Se os norte-americanos não escutarem os previdentes e precavidos chineses, perderão o bonde da história no novo milênio, como perderam a liderança do mundo os orgulhosos súditos de Sua Majestade a Rainha Victória, na virada para o século XX, quando ainda eram os donos do mundo. Fomentando guerras como a da “Tríplice Aliança”, quando o Brasil, Argentina e Uruguai, instrumentalizados e financiados pelo Reino Unido, cometeram um genocídio no Paraguai, dizimando a população adulta, barbarizando uma Nação desenvolvida e reduzindo o maior parque industrial da América do Sul à cinzas, os ingleses cometeram barbaridades aquí e alhures. Na Índia não foi diferente. Eram uma casta esnobe situada acima da casta nativa mais alta. Com olhos de desdém atrasaram os destinos de um país multifacético e invulgar, de cultura singular, hoje baseado em dois pilares: democracia sólida e economia pujante. Os ingleses queriam o chá e as especiarias. Os hindús queriam a liberdade. Hoje os ingleses se vêem às voltas com a atuação facistóide de um magnata apátrida e com o que de pior há na imprensa mundial: o denuncismo impenitente e irresponsável, que condena antes do julgamento e cujos métodos começam a vir a público de forma paradigmática. Hoje os seus antigos colonizados são, nada mais nada menos, uma das potências que deixam os antigos colonizadores comendo poeira no fim da fila da história. A Rainha Victória teria um chilique imenso vendo tudo isso. Cancelaria o chá das cinco com o primeiro-ministro em Buckingham, certamente.

Há países que não eram senão desconhecidos para a grande maioria do mundo. Para os brasileiros, então, nem pensar. Aquele que surge como a grande potência do leste, o parceiro preferencial do Brasil ao lado da África do Sul, Índia e Coréia do Sul, formando os “BRICS”, era, no máximo, a terra do pasteleiro da esquina. Hoje é o mercado promissor, mas também o do presente. A China, a Coréia, a Índia, a África do Sul não são mais “lá longe”. Estão, sim, “logo alí”.
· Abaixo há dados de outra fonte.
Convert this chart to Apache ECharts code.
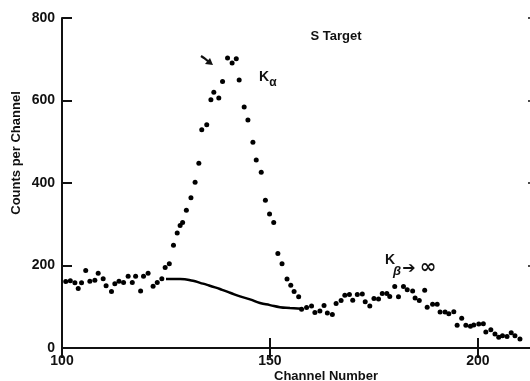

Faz poucos dias vimos a presidenta Dilma Rousseff abrindo os Jogos Mundiais Militares 2011, no Rio de Janeiro. O inigualável craque Edson Arantes do Nascimento, o Rei Pelé, acendeu a pira olímpica, e a Chefe da Nação declarou aberto aquele importante certame. Também vimos Dilma dando início à construção de cinco submarinos, sendo um deles à propulsão nuclear, ao cortar, simbolicamente, a primeira lâmina no estaleiro onde serão fabricados em Itaguaí (RJ). Há dois fatos importantíssimos contidos em tais acontecimentos.
O primeiro é o da maturidade de nossa democracia, posta à prova na última eleição presidencial, quando o PSDB e seus aliados fizeram a campanha eleitoral mais sórdida de nossa história política, com toda sorte de acusações, semeando o terrorismo e o medo, além de uma contra-propaganda absolutamente retrógrada quando não difamatória. Apesar disso, vencemos e Dilma se comporta como é de seu estilo, com altivez e sobriedade. Assumiu o comando das Forças Armadas com naturalidade, com grandeza, e as têm prestigiado ao máximo. Não olha para trás, mas para o futuro, com os olhos de visionária e a plena consciência de sua missão histórica. Não é mulher de ressentimentos, é mulher guerreira e competente, pronta para as missões e os desafios a serem enfrentados e vencidos. Dilma é a presidenta do Brasil do século XXI.

A Petrobrás foi bombardeada à exaustão pelo capital internacional com o apoio de quase todos os partidos políticos, de entidades patronais e de grande parte da imprensa brasileira. As bibliotecas estão aí para quem quiser consultar livros, jornais e revistas e se surpreender com o massacre impatriótico promovido contra aquela que hoje é uma das maiores empresas do mundo! Foi Getúlio, com o apoio de estudantes, nacionalistas e militares, quem a criou, contra vento e maré. Lula mudou o curso de nossa história e recuperou um país que havia quebrado três vezes no governo de FHC. Como se não bastasse, colocou o Brasil como sétima economia mundial, acabou com o desemprego e está no coração do povo. Não teve paz do primeiro ao último dia de seu governo. Fez o que fez, foi o Estadista que a história registra, sem o beneplácito da mesma mídia que festeja o octogenário que nos levou repetida e humilhantemente aos balcões do FMI e hoje ocupa seu tempo num instituto fantasma e na defesa da discriminalização da ‘canabis sativa’ (maconha, para quem não sabe). É o altíssimo preço que pagamos pela ousadia que tivemos de mudar o Brasil para muito melhor.

Há um novo mundo que surge e nele o Brasil tem destaque impressionante. Alguns (o povo, principalmente, que é mais sábio que as elites) captam essas mudanças bem antes. E nesse novo mundo o Brasil não é mais secundário: é protagonista respeitado, senta na mesa principal das discussões, participa das decisões mais importantes.

Escrevo tudo isso para dizer que a história é feita por nós, o povo. Não é feita por Rupert Murdoch. Ele e seus parceiros em todo o mundo a contam durante um certo tempo da forma como querem e bem lhes interessa. Descobertos, publicam uma edição final dizendo “Bye Bye” e a história prosseguirá. Sem eles.